Una vez mi padre me confesó que había extraviado las facturas y balances que soportaban los gastos del mes anterior del sanatorio que administraba. Ese día le tocaba reunirse con el médico director y pensó que lo despediría. Sin embargo, en la noche estuvo tranquilo mirando televisión. Así que le pregunté por el desenlace del asunto y, aún sorprendido, dijo que el médico director se echó a reír de solo imaginar el “menudo lío” que tendría el contador; y enseguida pasó a discutir otros asuntos como si nada. Sin duda, un gesto de confianza provocado por la incertidumbre: El médico director no podía remediar la ausencia de información, así que dejó que mi padre se encargara. Ahora, si hubiera recibido aquellos datos extraviados, no habría razón para el acto de confianza porque, la rendición de cuentas sería transparente, es decir, verificada partida por partida.
Pero el espíritu de estos tiempos es la desconfianza. Fukuyama extraña que un apretón de manos no sea ya suficiente para sellar un contrato. La confianza ha sido desterrada de lo cotidiano a causa de la multiplicación del mal, como diría el apóstol Mateo; convirtiendo la transparencia en un imperativo que abarca “todos los procesos sociales”, más que nada en la esfera pública: economía, política y comunicación (Han, 2022).
La transparencia hace todo “calculable, controlable y homogéneo”. Agréguese: palpable. Así que lo diferente, lo singular, incluso lo identitario, es expulsado. Esta transparencia no genera confianza, es su némesis. Estamos, entonces, en la sociedad de la desconfianza y solo siendo transparentes podemos ser admitidos. Tenemos que despojarnos, a nuestro pesar, de aquello que nos diferencia, de aquello que está oculto en cada uno y nos hace únicos. Debemos mostrarnos todos iguales, homogéneos, controlables, sin narrativas individuales y convertirnos en datos, información, lo único que es genuinamente transparente. Esa parte “esencial” no nos sirve para la admisión.
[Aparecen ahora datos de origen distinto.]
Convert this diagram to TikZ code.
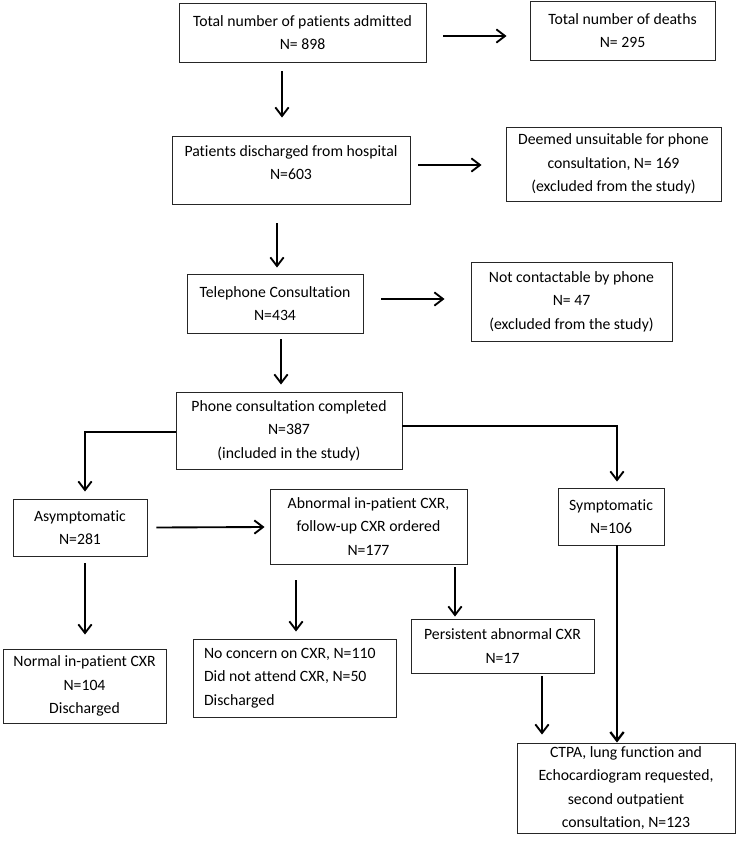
\documentclass[tikz,border=0pt]{standalone}
\usepackage{fontspec}
\setmainfont{Carlito}[Ligatures=NoCommon]
\usepackage{tikz}
\usetikzlibrary{calc,positioning,arrows.meta}

\tikzset{
  flowbox/.style={draw=black!85, line width=0.7pt, align=center, inner sep=0pt,
    font=\fontsize{11.8}{17.5}\selectfont},
  boxsize/.style 2 args={minimum width=#1*0.75pt, minimum height=#2*0.75pt},
  flowarrow/.style={-{Straight Barb[length=6.5pt,width=10pt]}, line width=1.4pt},
  flowline/.style={line width=1.7pt},
}

\begin{document}
\begin{tikzpicture}[x=0.75pt,y=-0.75pt]
\useasboundingbox (0,0) rectangle (739,842);
% boxes, top to bottom
\node[flowbox,boxsize={247}{59}] (admitted) at (302.5,32.5) {Total number of patients admitted\\N= 898};
\node[flowbox,boxsize={185}{59}] (deaths) at (622.5,30.5) {Total number of deaths\\N= 295};
\node[flowbox,boxsize={238}{68}] (discharged) at (291,170) {Patients discharged from hospital\\N=603\\[-6pt]\mbox{}};
\node[flowbox,boxsize={215}{74}] (unsuitable) at (613.5,164) {Deemed unsuitable for phone\\consultation, N= 169\\(excluded from the study)};
\node[flowbox,boxsize={176}{59}] (phone) at (275,303.5) {Telephone Consultation\\N=434};
\node[flowbox,boxsize={201}{79}] (nocontact) at (571.5,301.5) {Not contactable by phone\\N= 47\\(excluded from the study)};
\node[flowbox,boxsize={226}{77}] (completed) at (289,430.5) {Phone consultation completed\\N=387\\(included in the study)};
\node[flowbox,boxsize={134}{57}] (asympt) at (80,527.5) {Asymptomatic\\N=281};
\node[flowbox,boxsize={197}{75}] (abnormal) at (368.5,526.5) {Abnormal in-patient CXR,\\follow-up CXR ordered\\N=177};
\node[flowbox,boxsize={106}{57}] (sympt) at (611,516.5) {Symptomatic\\N=106};
\node[flowbox,boxsize={163}{74}] (normal) at (84.5,686) {Normal in-patient CXR\\N=104\\Discharged};
\node[flowbox,boxsize={203}{78},align=flush left,inner xsep=11*0.75pt,text width=181*0.75pt] (noconcern) at (294.5,678) {No concern on CXR, N=110\\Did not attend CXR, N=50\\Discharged};
\node[flowbox,boxsize={183}{54}] (persist) at (502.5,646) {Persistent abnormal CXR\\N=17};
\node[flowbox,boxsize={218}{90}] (ctpa) at (626,788) {CTPA, lung function and\\Echocardiogram requested,\\second outpatient\\consultation, N=123};

% arrows
\draw[flowarrow] ($(admitted.east)+(17,3.5)$) -- ($(deaths.west)+(-23,5.5)$);
\draw[flowarrow] ($(admitted.south)+(-20.5,9)$) -- ($(discharged.north)+(-9,-18)$);
\draw[flowarrow] ($(discharged.east)+(8,-5)$) -- ($(unsuitable.west)+(-24,1)$);
\draw[flowarrow] ($(discharged.south)+(-14,19)$) -- ($(phone.north)+(2,-6)$);
\draw[flowarrow] ($(phone.east)+(18,-4.5)$) -- ($(nocontact.west)+(-26,-2.5)$);
\draw[flowarrow] ($(phone.south)+(6,6)$) -- ($(completed.north)+(-8,-7)$);
\draw[flowline] ($(completed.west)+(0,1.5)$) -| ($(asympt.north)+(5,-14)$);
\draw[flowarrow] ($(asympt.north)+(5,-15)$) -- ($(asympt.north)+(5,-7)$);
\draw[flowline] ($(completed.east)+(0,-4.5)$) -| ($(sympt.north)+(6,-13)$);
\draw[flowarrow] ($(sympt.north)+(6,-14)$) -- ($(sympt.north)+(6,-6)$);
\draw[flowarrow] ($(asympt.east)+(9,0)$) -- ($(abnormal.west)+(-5,0.5)$);
\draw[flowarrow] ($(asympt.south)+(5,7)$) -- ($(normal.north)+(0.5,-14)$);
\draw[flowarrow] ($(abnormal.south)+(-72.5,16)$) -- ($(noconcern.north)+(1.5,-7)$);
\draw[flowarrow] ($(abnormal.south)+(86.5,3)$) -- ($(persist.north)+(-47.5,-2)$);
\draw[flowarrow] ($(persist.south)+(39.5,3)$) -- ($(ctpa.north)+(-84,-8)$);
\draw[flowarrow,line width=1.7pt] ($(sympt.south)+(6,0)$) -- ($(ctpa.north)+(-9,0)$);
\end{tikzpicture}
\end{document}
La confianza ha muerto.
Y en política, como en administración pública, la desconfianza exige transparencia. Los partidos tradicionales, enredados en sus narrativas épicas e ideológicas, se resisten a la mutación. Ante este reclamo aparece el outsider, podría decirse; sin épica, pero con datos e información a la vista. No creo que estas cosas nazcan de manera consciente sino intuitiva. Recuerdo el caso del catalán Albert Rivera, quien se mostró desnudo, en su campaña al parlamento, para demostrar que era un hombre sin pasado, sin ocultamientos, y ceñido al nuevo imperativo.
El político transparente creará, al modo de Frankenstein, la democracia transparente. Han la percibe como la democracia del botón de “me gusta”. Sartori, cuando hablaba de democracia refrendaria y directismo, la llamó “democracia electrónica”. Como sea, las decisiones políticas se reducirán a opciones absolutas sin considerar contradicciones y particularidades. Bastará un clic de las masas para su ejecútese.
¿Será posible llegar a esto? No lo sé. De hacerlo sería un escenario antinatural y, como dice Han, lo humano se opone a la transparencia. Pienso en un mundo gobernado por la IA, demencialmente controlado y mortalmente aséptico, donde los datos constituyen las nuevas partículas elementales de nuestro mundo. Lo cierto es que un simulacro de democracia está en camino, aunque solo parece reemplazar al caudillo por la computadora.